I picked up my delegate and our make up artist from Bristol airport then collected Agata from Temple Meads station. We checked in at 14:00 on the dot. I arranged for a room upgrade to give us a bit more space for the kit. It was in essence a standard generic hotel room with a bed, wardrobe, shower and desk. The upgrade did give us a soft upholstered chair to use too and a Nespresso machine. The decor was suitably bland. Our/ my challenge was to shoot for 12 hours over two days in the same room without exhausting the picture making opportunities. Game on!

08. Here is a colour shot for good measure.

09. I used the Arri 300 to light the background. Sigma 50mm f/1.4 lens on my Canon 5D mk2

10. Sigma 150mm wide open at f/2.8, ISO 800 at 1/160th second.

11. Exposure as above.

12. Sigma 150mm f/2.8 wide open ISO 800 at 1/00th second.

13. Exposure as above.

14. I've popped a few colour versions in because some Prophotonut readers like to see the colour of the scene and the rendition of the lens. Sigma 150mm wide open.

15. One light and two legs. Sigma 50mm lens at f/3.2, 1/100th second using ISO 800.

16. I swapped to the new Sigma 35mm f/1.4 and shot it wide open using ISO 400 and 1/80th second.

17. 35mm wide open at f/1.4. ISO 200 at 1/80th second. With non IS lenses on a 22mp camera I choose to use a shutter speed of the reciprocal of at least twice the focal length and I get sharp pictures hand held from static subjects.

18. This was shot with the 100mm Canon IS lens wide open at f/2.8. I used 1/80th at ISO 800. When I'm using the 100mm with the IS switched on instead of 1/200th I can use 1/25th and get sharp pictures. They say that the IS gives four stops of improvement but I find it's more like 3 stops. 1/25th second is not great for a slightly moving model so I chose to up the shutter speed to 1/80th second.

Sharpness is very important to me when I have the opportunity and time to get it right. I was frustrated at times with my 5Dmk2 and I wished I was using a 5Dmk3 like my delegate. However it is not enough of an upgrade for me to justify the expense. I’m waiting for the much rumoured 3D to compete with the Nikon D800. It would be nice to see one at Focus on Imaging. If it materialise next summer I will have had my mk2 for nearly 5 years and that is great cost per frame.

I like to stay creative with the planning of a shoot like this as well as the picture-taking so it was a joy to see all the preparations coming together. These dark winter months are perfect times to brush up on your interior lighting techniques. If you want to have a 1:1 hotel boudoir shoot experience with me then just drop Laura an email asking for ‘a deal’ on my normal rates. Haha. You’ll probably do okay but might have to wait a few weeks for a date that she can release. Laura runs my life at the moment, now that Blaise is on maternity leave. Laura has access to many models for all genres and can book us classic, boutique or minimalist modern rooms in a variety of hotels. I do studio 1:1 and 1:2 sessions too so get thinking, email Laura and get inspired.


  1. davhughes

    Lowel light purchased :)

    Great service btw


    • damien

      Thank you Dav,

      I have a few posts ready to blog that utilise the Lowel. Most notably a set I shot in a Scottish castle a few weeks ago. Keep an eye out for those.

      Kindest regards,


  2. Dav

    Great stuff Damien,

    I admire the fact that you have not jumped to the 5D3.
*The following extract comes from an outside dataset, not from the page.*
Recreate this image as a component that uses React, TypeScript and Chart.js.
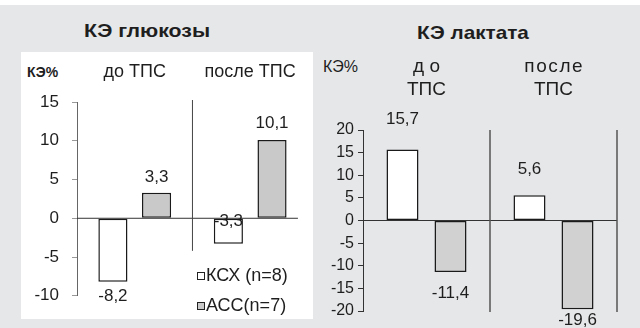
import React, { useEffect, useRef } from "react";
import { Chart, registerables } from "chart.js";

Chart.register(...registerables);

const FONT = "'Liberation Sans', Arial, sans-serif";

// ---- data ----
const glucoseCategories = ["до ТПС", "после ТПС"];
const glucoseKSH = [-8.2, -3.3];
const glucoseASS = [3.3, 10.1];
const glucoseTickMin = -10;
const glucoseTickMax = 15;
const glucoseTickStep = 5;

const lactateCategories = [["д о", "ТПС"], ["п\u200Aо\u200Aс\u200Aл\u200Aе", "ТПС"]];
const lactateKSH = [15.7, 5.6];
const lactateASS = [-11.4, -19.6];
const lactateTickMin = -20;
const lactateTickMax = 20;
const lactateTickStep = 5;

const seriesNames = ["КСХ (n=8)", "АСС(n=7)"];

const fmt = (v: number) => String(v).replace(".", ",");

const decorPlugin = {
  id: "decor",
  beforeDatasetsDraw(chart: any, _a: any, opts: any) {
    const { ctx, chartArea } = chart;
    const xs = chart.scales.x;
    const ys = chart.scales.y;
    ctx.save();
    const y0 = ys.getPixelForValue(0);
    ctx.strokeStyle = opts.zeroColor;
    ctx.lineWidth = 1;
    ctx.beginPath();
    ctx.moveTo(chartArea.left, y0);
    ctx.lineTo(chartArea.right - (opts.zeroEndInset || 0), y0);
    ctx.stroke();
    const p0 = xs.getPixelForValue(0);
    const p1 = xs.getPixelForValue(1);
    const xsList = [(p0 + p1) / 2];
    if (opts.rightEdge) xsList.push(chartArea.right);
    const yTop = chartArea.top + (opts.divTopOffset || 0);
    const yBot = opts.divToValue !== undefined ? ys.getPixelForValue(opts.divToValue) : chartArea.bottom + 1;
    ctx.strokeStyle = opts.divColor;
    ctx.lineWidth = opts.divWidth;
    xsList.forEach((x) => {
      ctx.beginPath();
      ctx.moveTo(x, yTop);
      ctx.lineTo(x, yBot);
      ctx.stroke();
    });
    ctx.restore();
  },
  afterDatasetsDraw(chart: any, _a: any, opts: any) {
    const { ctx } = chart;
    ctx.save();
    ctx.font = opts.labelFont;
    ctx.fillStyle = "#1e1e1e";
    ctx.textAlign = "center";
    ctx.textBaseline = "middle";
    chart.data.datasets.forEach((ds: any, di: number) => {
      chart.getDatasetMeta(di).data.forEach((bar: any, i: number) => {
        ctx.fillText(fmt(ds.data[i]), bar.x, bar.y + opts.labelDy[di][i]);
      });
    });
    if (opts.legend) {
      const L = opts.legend;
      ctx.font = L.font;
      ctx.textAlign = "left";
      chart.data.datasets.forEach((ds: any, di: number) => {
        const top = L.y + di * L.gap;
        ctx.fillStyle = ds.backgroundColor;
        ctx.fillRect(L.x, top, L.box, L.box);
        ctx.strokeStyle = "#222";
        ctx.lineWidth = 1;
        ctx.strokeRect(L.x + 0.5, top + 0.5, L.box - 1, L.box - 1);
        ctx.fillStyle = "#1e1e1e";
        ctx.fillText(ds.label, L.x + L.box + 1, top + L.box / 2 + 0.5);
      });
    }
    ctx.restore();
  },
};

function makeConfig(kind: "glucose" | "lactate"): any {
  const isG = kind === "glucose";
  const grayFill = isG ? "#c9c9c9" : "#d1d1d1";
  return {
    type: "bar",
    data: {
      labels: isG ? glucoseCategories : lactateCategories,
      datasets: [
        {
          label: seriesNames[0],
          data: isG ? glucoseKSH : lactateKSH,
          backgroundColor: "#ffffff",
          borderColor: "#1a1a1a",
          borderWidth: 1.5,
          borderSkipped: false,
        },
        {
          label: seriesNames[1],
          data: isG ? glucoseASS : lactateASS,
          backgroundColor: grayFill,
          borderColor: "#1a1a1a",
          borderWidth: 1.5,
          borderSkipped: false,
        },
      ],
    },
    plugins: [decorPlugin],
    options: {
      responsive: false,
      animation: false,
      devicePixelRatio: 1,
      locale: "en-US",
      layout: { padding: isG ? { top: 0, right: 0, bottom: 15, left: 0 } : { top: 0, right: 23, bottom: 17, left: 0 } },
      datasets: { bar: { barPercentage: 0.667, categoryPercentage: 0.756 } },
      plugins: {
        legend: { display: false },
        title: { display: false },
        tooltip: { enabled: false },
        decor: {
          zeroColor: "#333",
          zeroEndInset: isG ? 10 : 0,
          divColor: isG ? "#444" : "#555",
          divWidth: isG ? 1 : 1.5,
          divTopOffset: isG ? -2 : 0,
          divToValue: isG ? -4.2 : undefined,
          rightEdge: !isG,
          labelFont: `17px ${FONT}`,
          labelDy: isG ? [[14, -23], [-15, -17]] : [[-30, -26], [21, 11]],
          legend: isG ? { x: 176, y: 220, gap: 30, box: 8, font: `18px ${FONT}` } : null,
        },
      },
      scales: {
        x: {
          type: "category",
          position: "top",
          offset: true,
          grid: { display: false, drawTicks: false },
          border: { display: false },
          ticks: {
            color: "#1e1e1e",
            padding: isG ? 19.2 : 28.3,
            maxRotation: 0,
            autoSkip: false,
            font: isG ? { family: FONT, size: 18, lineHeight: 1.2 } : { family: FONT, size: 19, lineHeight: 1.23 },
          },
          afterFit: (s: any) => {
            s.height = isG ? 50 : 78;
          },
        },
        y: {
          min: isG ? glucoseTickMin : lactateTickMin,
          max: isG ? glucoseTickMax : lactateTickMax,
          ticks: {
            stepSize: isG ? glucoseTickStep : lactateTickStep,
            color: "#1e1e1e",
            padding: isG ? 13 : 4,
            font: { family: FONT, size: isG ? 17 : 16 },
          },
          grid: { drawOnChartArea: false, drawTicks: true, tickLength: 5, color: isG ? "#999" : "#333" },
          border: { display: true, color: isG ? "#666" : "#333", width: 1 },
          afterFit: (s: any) => {
            s.width = isG ? 56 : 50;
          },
        },
      },
    },
  };
}

function BarCanvas(props: { kind: "glucose" | "lactate"; style: any; w: number; h: number }) {
  const ref = useRef<HTMLCanvasElement | null>(null);
  useEffect(() => {
    if (!ref.current) return;
    const chart = new Chart(ref.current, makeConfig(props.kind));
    return () => chart.destroy();
  }, [props.kind]);
  return <canvas ref={ref} width={props.w} height={props.h} style={{ position: "absolute", ...props.style }} />;
}

export default function App() {
  const textBase: any = { position: "absolute", fontFamily: FONT, color: "#1e1e1e", whiteSpace: "nowrap" };
  return (
    <div
      style={{
        position: "fixed",
        left: 0,
        top: 0,
        width: 640,
        height: 328,
        overflow: "hidden",
        background: "#e6e7e8",
      }}
    >
      <div style={{ position: "absolute", left: 0, top: 0, width: 640, height: 5, background: "#ffffff" }} />
      <div style={{ position: "absolute", left: 21, top: 52, width: 292, height: 267, background: "#ffffff" }} />
      <div
        style={{
          ...textBase,
          left: 47,
          top: 21,
          width: 200,
          textAlign: "center",
          fontSize: 18.5,
          lineHeight: "20px",
          fontWeight: "bold",
          transform: "scaleX(1.15)",
        }}
      >
        КЭ глюкозы
      </div>
      <div
        style={{
          ...textBase,
          left: 373,
          top: 23,
          width: 200,
          textAlign: "center",
          fontSize: 18.5,
          lineHeight: "20px",
          fontWeight: "bold",
          transform: "scaleX(1.12)",
        }}
      >
        КЭ лактата
      </div>
      <div style={{ ...textBase, left: 27, top: 64, fontSize: 14, lineHeight: "16px", fontWeight: "bold" }}>КЭ%</div>
      <div style={{ ...textBase, left: 323, top: 58, fontSize: 16, lineHeight: "18px" }}>КЭ%</div>
      <BarCanvas kind="glucose" w={294} h={267} style={{ left: 21, top: 52 }} />
      <BarCanvas kind="lactate" w={327} h={276} style={{ left: 313, top: 52 }} />
    </div>
  );
}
    Nice to see you using the Lowel id lights. I’m very tempted to purchase one!


    • damien

      Hi Dav,

      I’ll be replacing my 5D2 sometime this year. The Lowel iD light is an amazing bit of kit. I’ll be blogging a shoot in a Scottish castle that I lit with the Lowel iD light very soon. The Lithium powered version we supply lasts for over 3 hours and the battery pack is almost pocketable it’s that light.
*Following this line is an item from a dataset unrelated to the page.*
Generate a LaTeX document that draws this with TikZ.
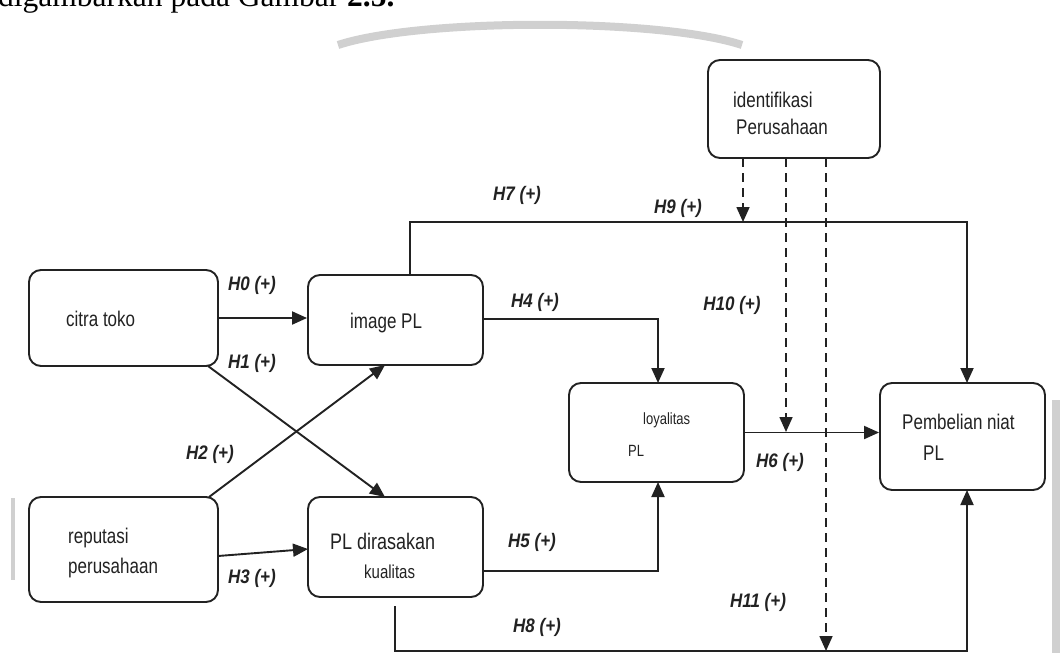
\documentclass[tikz,border=0pt]{standalone}
\usepackage{fontspec}
\setmainfont{Liberation Sans}
\newfontfamily\headserif{Liberation Serif}
\usetikzlibrary{arrows.meta}
\definecolor{ink}{HTML}{222222}
\definecolor{wm}{HTML}{D0D0D0}
% box captions and labels are set slightly tall
\newcommand{\tall}[1]{\scalebox{1}[1.25]{#1}}
\newcommand{\hyp}[1]{\scalebox{1}[1.15]{#1}}
\begin{document}
\begin{tikzpicture}[x=1pt,y=-1pt,
  box/.style={draw=ink, line width=1.9pt, rounded corners=12pt, inner sep=0pt, fill=white},
  lbl/.style={font=\fontsize{17}{17}\selectfont\bfseries\itshape, text=ink, inner sep=0pt},
  txt/.style={font=\fontsize{17}{17}\selectfont, text=ink, inner sep=0pt, anchor=base west},
  small/.style={font=\fontsize{13}{13}\selectfont, text=ink, inner sep=0pt, anchor=base west},
  tip/.tip={Triangle[length=15pt,width=13pt]},
  link/.style={draw=ink, line width=1.9pt, -tip},
  dline/.style={draw=ink, line width=1.7pt, dash pattern=on 9pt off 6pt},
  dlink/.style={dline, -tip},
]
\useasboundingbox (0,0) rectangle (1062,653);
\fill[white] (0,0) rectangle (1062,653);

% running text of the page above the figure, cut by the page edge
\begin{scope}
  \clip (0,0) rectangle (1062,653);
  \node[anchor=base west, inner sep=0pt, font=\headserif\fontsize{31.5}{31.5}\selectfont] (head) at (-2,6)
    {digambarkan pada Gambar \textbf{2.5.}};
\end{scope}

% light grey marks of the scanned page
\draw[wm, line width=8pt] (338,45) .. controls (420,18) and (660,18) .. (742,45);
\fill[wm] (1052,400) rectangle (1060,653);
\fill[wm] (11,498) rectangle (15,580);

% variable boxes
\node[box, minimum width=172pt, minimum height=98pt] (ident) at (794,109) {};
\node[box, minimum width=189pt, minimum height=96pt] (citra) at (123.5,318) {};
\node[box, minimum width=175pt, minimum height=90pt] (imgpl) at (395.5,320) {};
\node[box, minimum width=175pt, minimum height=99pt] (loyal) at (656.5,432.5) {};
\node[box, minimum width=165pt, minimum height=107pt] (pemb) at (962.5,436.5) {};
\node[box, minimum width=189pt, minimum height=105pt] (reput) at (123.5,549.5) {};
\node[box, minimum width=175pt, minimum height=100pt] (pld) at (395.5,547) {};

% box texts
\node[txt] (identa) at (733,107) {\tall{identifikasi}};
\node[txt] (identb) at (736,134) {\tall{Perusahaan}};
\node[txt] (citrat) at (66,326) {\tall{citra toko}};
\node[txt] (imgplt) at (350,328) {\tall{image PL}};
\node[small] (loyala) at (643,424) {\tall{loyalitas}};
\node[small] (loyalb) at (628,456) {\tall{PL}};
\node[txt] (pemba) at (902,429) {\tall{Pembelian niat}};
\node[txt] (pembb) at (923,460) {\tall{PL}};
\node[txt] (reputa) at (68,543) {\tall{reputasi}};
\node[txt] (reputb) at (68,573) {\tall{perusahaan}};
\node[txt, font=\fontsize{18}{18}\selectfont] (plda) at (330,549) {\tall{PL dirasakan}};
\node[small, font=\fontsize{15}{15}\selectfont] (pldb) at (364,578) {\tall{kualitas}};

% junction points of the routed connectors
\coordinate (h1s) at (208,366);
\coordinate (h1e) at (385,497);
\coordinate (h2s) at (209,497);
\coordinate (h2e) at (385,365);
\coordinate (h3s) at (218,556);
\coordinate (h3e) at (308,549);
\coordinate (h7s) at (410,275);
\coordinate (h7a) at (410,222);
\coordinate (h7b) at (967,222);
\coordinate (h7e) at (967,383);
\coordinate (h8s) at (395,606);
\coordinate (h8a) at (395,651);
\coordinate (h8b) at (967,651);
\coordinate (h8e) at (967,490);
\coordinate (h5s) at (483,571);
\coordinate (h5a) at (658,571);
\coordinate (h5e) at (658,482);
\coordinate (h4s) at (483,319);
\coordinate (h4a) at (658,319);
\coordinate (h4e) at (658,383);
\coordinate (m1s) at (743,158);
\coordinate (m1e) at (743,222);
\coordinate (m2s) at (786,158);
\coordinate (m2e) at (786,432);
\coordinate (m3s) at (826,158);
\coordinate (m3e) at (826,651);

% direct effects
\draw[link] (citra.east) -- (citra.east -| imgpl.west);
\draw[link] (h1s) -- (h1e);
\draw[link] (h2s) -- (h2e);
\draw[link] (h3s) -- (h3e);
\draw[link] (h4s) -- (h4a) -- (h4e);
\draw[link] (h5s) -- (h5a) -- (h5e);
\draw[link] (loyal.east) -- (loyal.east -| pemb.west);
\draw[link] (h7s) -- (h7a) -- (h7b) -- (h7e);
\draw[link] (h8s) -- (h8a) -- (h8b) -- (h8e);

% moderating effects
\draw[dlink] (m1s) -- (m1e);
\draw[dlink] (m2s) -- (m2e);
\draw[dlink] (m3s) -- (m3e);

% hypothesis labels
\node[lbl] (l0) at (252,285) {\hyp{H0 (+)}};
\node[lbl] (l1) at (252,363) {\hyp{H1 (+)}};
\node[lbl] (l2) at (210,454) {\hyp{H2 (+)}};
\node[lbl] (l3) at (252,578) {\hyp{H3 (+)}};
\node[lbl] (l4) at (535,302) {\hyp{H4 (+)}};
\node[lbl] (l5) at (532,542) {\hyp{H5 (+)}};
\node[lbl] (l6) at (780,462) {\hyp{H6 (+)}};
\node[lbl] (l7) at (517,195) {\hyp{H7 (+)}};
\node[lbl] (l9) at (678,208) {\hyp{H9 (+)}};
\node[lbl] (l10) at (732,305) {\hyp{H10 (+)}};
\node[lbl] (l11) at (758,602) {\hyp{H11 (+)}};
\node[lbl] (l8) at (537,627) {\hyp{H8 (+)}};
\end{tikzpicture}
\end{document}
      Best regards, Damien.

  3. Maarten Quaadvliet

    Nice series Damien! Very useful.

    Thanks for sharing!

    Kind regards, Maarten

    • damien

      Thanks Maarten :)

  4. Federico

    got it! thanks

  5. Federico

    Why are you using ISO 400 and 800?
    Maybe because lighting is not powerful enough to shoot at ISO 100?

    • damien

      Hi Federico,

      No not at all. I am using ISO 400 and 800 to balance with the ambient lights like the wall lights on the headboard etc. The Arri lights were turned down low on their dimmers most of the time. Kind regards, Damien.

  6. Steve Hobart

    Nice lighten, as always lol. I must get on one of your courses in the new year, lets see what Santa brings :-)

  7. Michael Long

    I’m from the old film days of photography, and just getting back into photography with this new digital thing, after being retired from the photography industry many years ago. Anyway, Love your approach to photography without all that fancy lighting and strobes etc. Your lighting is simple and you see light, and that is a wonderful thing. I’m following your blog or website, Keep up the great work and your teaching of light.

    • damien

      Thanks Michael for your kind words and stay inspired :) Best regards, Damien.